Issued Thursday by the Index on Censorship, the report faults the 28-member European Union and its executive arm, the European Commission, for not matching its free expression rhetoric with strong action.

The study offers a number of examples, including one of the most sensitive this year - the case of American whistleblower Edward Snowden who leaked evidence of widespread surveillance by the United States in Europe and elsewhere.

Not only did European countries reject giving Snowden asylum, says Index on Censorship's advocacy director Mike Harris, who authored the report, but they failed to forcefully defend European media, like Britain's The Guardian newspaper, which reported on the leaked evidence.

"There's not really been a concerted EU attempt to say 'hang on a minute, the roles and the aspirations of the European Union are for privacy and the importance of communications to protect freedom of expression,'" said Harris.

The report is wide-ranging, going far beyond the Snowden affair. It offers a so-called democracy scorecard that places some Nordic countries like Sweden and Finland at the top and others like Romania and Hungary at the bottom.

It also criticizes the Europe Commission for not offering a more forceful defense of free expression in countries like member state Hungary, along with nonmembers like Azerbaijan or the so-called Arab Spring states.

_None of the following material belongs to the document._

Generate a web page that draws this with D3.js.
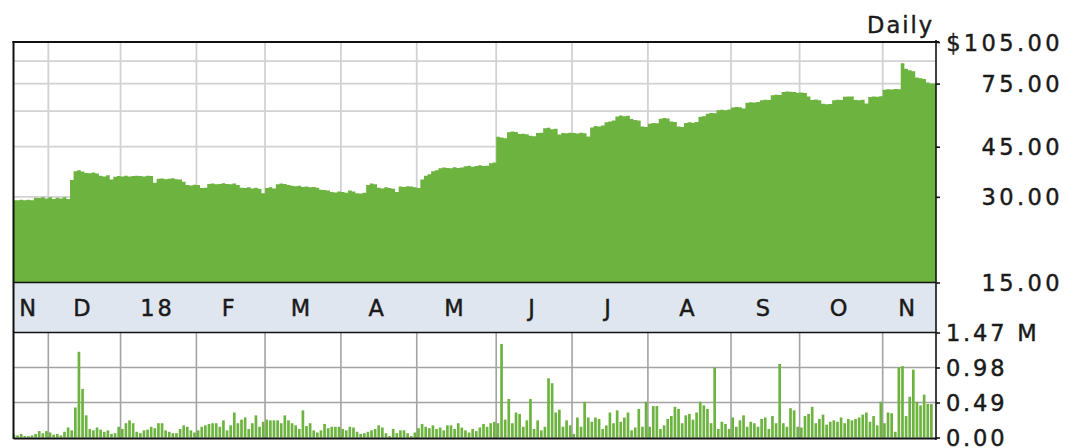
<!DOCTYPE html>
<html>
<head>
<meta charset="utf-8">
<script src="https://cdn.jsdelivr.net/npm/d3@7"></script>
<style>
  html, body { margin: 0; padding: 0; background: #fff; }
  svg { display: block; }
  text { font-family: "DejaVu Sans", Verdana, sans-serif; fill: #1a1a1a; stroke: #1a1a1a; stroke-width: 0.45px; }
</style>
</head>
<body>
<script>
// ---------- DATA ----------
// Daily closing prices (trading-day index 0 = mid Nov 2017)
const prices = [
  29.2, 29.2, 29.3, 29.2, 29.3, 29.2, 29.8, 29.7, 29.9, 29.6,
  29.9, 29.5, 29.8, 29.6, 29.9, 29.5, 34.4, 36.9, 37.2, 36.8,
  36.4, 36.3, 36.5, 36.2, 35.6, 35.4, 35.7, 34.5, 35.3, 35.5,
  35.4, 35.6, 35.4, 35.5, 35.6, 35.5, 35.4, 35.6, 35.5, 33.6,
  34.7, 34.8, 34.6, 34.7, 34.9, 34.6, 34.5, 33.9, 33.0, 32.9,
  33.1, 33.0, 32.2, 32.3, 33.3, 33.4, 33.2, 33.3, 33.5, 33.3,
  33.2, 33.4, 33.0, 32.3, 32.2, 32.4, 32.1, 32.3, 32.0, 30.9,
  32.2, 32.4, 32.1, 33.2, 33.4, 33.3, 33.0, 32.8, 32.7, 32.8,
  32.5, 32.6, 32.4, 32.5, 32.3, 31.8, 31.7, 31.6, 31.2, 31.1,
  31.3, 31.2, 31.0, 31.6, 31.3, 30.9, 30.8, 31.0, 33.0, 33.4,
  33.2, 32.3, 32.1, 32.4, 32.2, 32.0, 31.2, 32.6, 32.5, 32.7,
  32.6, 32.4, 32.2, 34.5, 35.6, 36.0, 36.9, 37.2, 37.8, 38.0,
  37.9, 37.8, 38.1, 37.9, 38.0, 38.4, 38.6, 38.3, 38.5, 38.7,
  38.5, 38.6, 39.4, 39.6, 48.8, 48.5, 48.2, 50.6, 50.9, 50.7,
  49.9, 50.0, 49.8, 49.2, 49.0, 50.3, 50.4, 52.3, 52.5, 51.8,
  52.0, 49.7, 50.3, 50.2, 50.4, 50.3, 50.1, 50.4, 50.2, 48.9,
  52.6, 53.2, 53.0, 53.4, 54.9, 55.2, 55.6, 57.5, 57.9, 57.6,
  57.8, 56.3, 55.9, 55.6, 53.0, 52.8, 54.2, 54.5, 54.4, 56.4,
  56.8, 56.5, 55.2, 55.0, 53.0, 52.8, 54.5, 54.8, 54.6, 55.0,
  57.3, 57.6, 58.8, 59.1, 59.0, 60.4, 60.7, 60.5, 60.8, 61.8,
  62.0, 61.9, 61.3, 64.2, 64.5, 64.3, 64.6, 65.6, 65.8, 65.7,
  68.2, 68.5, 68.4, 70.1, 70.3, 70.2, 70.0, 69.7, 69.8, 69.5,
  67.5, 65.7, 65.9, 65.6, 63.7, 63.4, 63.6, 65.6, 65.8, 65.7,
  67.4, 67.6, 67.5, 65.7, 65.5, 65.8, 63.9, 67.3, 67.6, 67.4,
  67.7, 71.4, 71.7, 71.5, 71.8, 71.6, 88.4, 84.5, 83.5, 82.8,
  78.8, 78.3, 77.9, 75.6, 75.0
];
// Daily volume in millions of shares
const volumes = [
  0.04, 0.03, 0.05, 0.02, 0.02, 0.03, 0.05, 0.09, 0.06, 0.09,
  0.07, 0.04, 0.05, 0.03, 0.08, 0.14, 0.10, 0.42, 1.20, 0.68,
  0.31, 0.12, 0.10, 0.14, 0.11, 0.08, 0.10, 0.05, 0.06, 0.15,
  0.12, 0.20, 0.24, 0.20, 0.08, 0.06, 0.10, 0.11, 0.15, 0.13,
  0.20, 0.20, 0.10, 0.08, 0.06, 0.06, 0.12, 0.17, 0.15, 0.10,
  0.07, 0.10, 0.15, 0.17, 0.19, 0.20, 0.20, 0.15, 0.24, 0.10,
  0.17, 0.35, 0.20, 0.25, 0.28, 0.12, 0.20, 0.31, 0.15, 0.22,
  0.25, 0.24, 0.24, 0.24, 0.20, 0.31, 0.24, 0.20, 0.17, 0.12,
  0.38, 0.16, 0.20, 0.10, 0.07, 0.10, 0.19, 0.13, 0.15, 0.15,
  0.15, 0.12, 0.10, 0.15, 0.14, 0.08, 0.05, 0.06, 0.08, 0.10,
  0.12, 0.17, 0.14, 0.06, 0.02, 0.12, 0.06, 0.10, 0.10, 0.06,
  0.02, 0.07, 0.13, 0.19, 0.15, 0.13, 0.17, 0.12, 0.14, 0.10,
  0.17, 0.17, 0.12, 0.20, 0.14, 0.10, 0.07, 0.12, 0.09, 0.14,
  0.19, 0.15, 0.20, 0.22, 0.20, 1.31, 0.25, 0.54, 0.20, 0.35,
  0.33, 0.15, 0.24, 0.54, 0.12, 0.24, 0.10, 0.15, 0.83, 0.76,
  0.35, 0.39, 0.15, 0.24, 0.17, 0.05, 0.28, 0.15, 0.50, 0.28,
  0.22, 0.28, 0.26, 0.12, 0.17, 0.35, 0.20, 0.38, 0.22, 0.28,
  0.35, 0.10, 0.14, 0.40, 0.15, 0.50, 0.15, 0.44, 0.44, 0.12,
  0.17, 0.26, 0.30, 0.43, 0.40, 0.20, 0.31, 0.33, 0.25, 0.35,
  0.50, 0.45, 0.40, 0.20, 0.98, 0.12, 0.22, 0.19, 0.12, 0.28,
  0.15, 0.24, 0.31, 0.15, 0.22, 0.20, 0.15, 0.26, 0.28, 0.12,
  0.30, 0.20, 1.03, 0.20, 0.15, 0.41, 0.38, 0.15, 0.14, 0.30,
  0.33, 0.43, 0.20, 0.26, 0.32, 0.18, 0.22, 0.24, 0.22, 0.28,
  0.20, 0.26, 0.24, 0.26, 0.28, 0.32, 0.35, 0.22, 0.30, 0.17,
  0.50, 0.20, 0.35, 0.34, 0.08, 0.98, 1.00, 0.30, 0.57, 0.95,
  0.50, 0.45, 0.60, 0.47, 0.47
];
// Month labels and the trading-day index where each month begins
const monthLabels = ["N", "D", "18", "F", "M", "A", "M", "J", "J", "A", "S", "O", "N"];
const monthStarts = [0, 10, 30, 51, 70, 91, 112, 134, 155, 176, 199, 218, 241];
// Axis ticks
const priceTicks = [15, 30, 45, 75, 105];
const priceGrid = [30, 45, 60, 75, 90];
const volTicks = [0, 0.49, 0.98, 1.47];
const volGrid = [0.49, 0.98];
const periodLabel = "Daily";

// ---------- LAYOUT ----------
const W = 1065, H = 448;
const L = 13.5, R = 936;
const pTop = 42, pBot = 282.5;
const bandBot = 332.5;
const vTop = 332.5, vBot = 438;
const N = prices.length;

const svg = d3.select("body").append("svg").attr("width", W).attr("height", H);

const x = d3.scaleLinear().domain([0, 255]).range([12.2, 12.2 + 3.612 * 255]);
const yP = d3.scaleLog().domain([15, 105]).range([pBot, pTop]);
const yV = d3.scaleLinear().domain([0, 1.47]).range([vBot - 0.5, vTop]);

svg.append("defs").append("clipPath").attr("id", "clipP")
  .append("rect").attr("x", L).attr("y", pTop).attr("width", R - L).attr("height", pBot - pTop);
svg.select("defs").append("clipPath").attr("id", "clipV")
  .append("rect").attr("x", L).attr("y", vTop).attr("width", R - L).attr("height", vBot - vTop);

// month band
svg.append("rect").attr("x", L).attr("y", pBot).attr("width", R - L).attr("height", bandBot - pBot)
  .attr("fill", "#e0e6f0");

// price grid
const gP = svg.append("g").attr("clip-path", "url(#clipP)");
gP.selectAll("line.h").data(priceGrid).join("line")
  .attr("x1", L).attr("x2", R).attr("y1", d => yP(d)).attr("y2", d => yP(d))
  .attr("stroke", "#d2d2d2").attr("stroke-width", 1.8);
gP.selectAll("line.v").data(monthStarts.slice(1)).join("line")
  .attr("x1", d => x(d)).attr("x2", d => x(d)).attr("y1", pTop).attr("y2", pBot)
  .attr("stroke", "#d2d2d2").attr("stroke-width", 1.8);

// price area
const pts = prices.map((p, i) => [x(i), p]);
pts.push([R + 2, prices[N - 1]]);
const area = d3.area()
  .x(d => d[0]).y0(pBot).y1(d => yP(d[1]))
  .curve(d3.curveStepAfter);
gP.append("path").datum(pts).attr("d", area).attr("fill", "#6cb33f");

// volume grid
const gV = svg.append("g").attr("clip-path", "url(#clipV)");
gV.selectAll("line.h").data(volGrid).join("line")
  .attr("x1", L).attr("x2", R).attr("y1", d => yV(d)).attr("y2", d => yV(d))
  .attr("stroke", "#a3a3a3").attr("stroke-width", 1.6);
gV.selectAll("line.v").data(monthStarts.slice(1)).join("line")
  .attr("x1", d => x(d)).attr("x2", d => x(d)).attr("y1", vTop).attr("y2", vBot)
  .attr("stroke", "#a3a3a3").attr("stroke-width", 1.6);

// volume bars
const bw = 3.612 * 0.74;
gV.selectAll("rect.bar").data(volumes).join("rect")
  .attr("x", (d, i) => x(i) + 0.4)
  .attr("width", bw)
  .attr("y", d => yV(d))
  .attr("height", d => yV(0) - yV(d))
  .attr("fill", "#6cb33f");

// borders
const border = svg.append("g").attr("stroke", "#111").attr("fill", "none");
border.append("line").attr("x1", L - 1).attr("x2", R + 3).attr("y1", pTop).attr("y2", pTop).attr("stroke-width", 2);
border.append("line").attr("x1", L).attr("x2", L).attr("y1", pTop - 1).attr("y2", vBot + 1).attr("stroke-width", 2);
border.append("line").attr("x1", L).attr("x2", R).attr("y1", pBot).attr("y2", pBot).attr("stroke-width", 1.6);
border.append("line").attr("x1", L).attr("x2", R).attr("y1", bandBot).attr("y2", bandBot).attr("stroke-width", 1.6);
border.append("line").attr("x1", L).attr("x2", R).attr("y1", vBot + 0.5).attr("y2", vBot + 0.5).attr("stroke-width", 2);

// right axes
const fmtP = d => d === 105 ? "$105.00" : d.toFixed(2);
const axP = svg.append("g").attr("transform", `translate(${R},0)`)
  .call(d3.axisRight(yP).tickValues(priceTicks).tickFormat(fmtP).tickSize(4).tickSizeOuter(0));
axP.select(".domain").attr("stroke", "#111").attr("stroke-width", 1.6).attr("d", `M0,${pTop - 2}V${vBot + 2}`);
axP.selectAll(".tick line").attr("stroke", "#111").attr("stroke-width", 1.6);
axP.selectAll(".tick text")
  .attr("x", 127).attr("text-anchor", "end").attr("dy", "0.36em")
  .style("font-size", "22.5px").style("letter-spacing", "3.4px")
  .attr("font-family", null);

const fmtV = d => d === 1.47 ? "1.47 M" : d.toFixed(2);
const axV = svg.append("g").attr("transform", `translate(${R},0)`)
  .call(d3.axisRight(yV).tickValues(volTicks).tickFormat(fmtV).tickSize(4).tickSizeOuter(0));
axV.select(".domain").remove();
axV.selectAll(".tick line").attr("stroke", "#111").attr("stroke-width", 1.6);
axV.selectAll(".tick text")
  .attr("x", 10).attr("text-anchor", "start").attr("dy", "0.36em")
  .style("font-size", "22.5px").style("letter-spacing", "2.8px")
  .attr("font-family", null);

// month labels
const monthEnds = monthStarts.slice(1).concat([255.6]);
svg.append("g").selectAll("text").data(monthLabels).join("text")
  .attr("x", (d, i) => (x(monthStarts[i]) + x(monthEnds[i])) / 2 - 1)
  .attr("y", (pBot + bandBot) / 2)
  .attr("dy", "0.36em")
  .attr("text-anchor", "middle")
  .style("font-size", "22.5px").style("letter-spacing", "3px")
  .text(d => d);

// period label
svg.append("text").attr("x", 934).attr("y", 32.5).attr("text-anchor", "end")
  .style("font-size", "22.5px").style("letter-spacing", "2px")
  .text(periodLabel);
</script>
</body>
</html>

"The European Union hasn't used the power it has as the world's largest trading bloc, the economic might it has and the soft power tools it has, to really push for the rights of citizens across its near neighborhood," he said.

When Europe has acted, Harris says, it has made a difference.

"So for example in Belarus, it's imposed targeted sanctions against some of the vilest people who are involved in the regime," he said. "And that strong message sent to President Alexander Lukashenko was one of the main reasons why we got the release of roughly half the political prisoners that were rounded up in 2010."

EU officials did not immediately return calls and e-mail queries for a response. But EU commissioners like Viviane Reding have spoken out regularly in defense of media freedom. Separately, the European Parliament has voted to invite Snowden to testify on U.S. surveillance and the parliament's Green group has nominated him for the Sakharov prize, Europe's highest human rights award.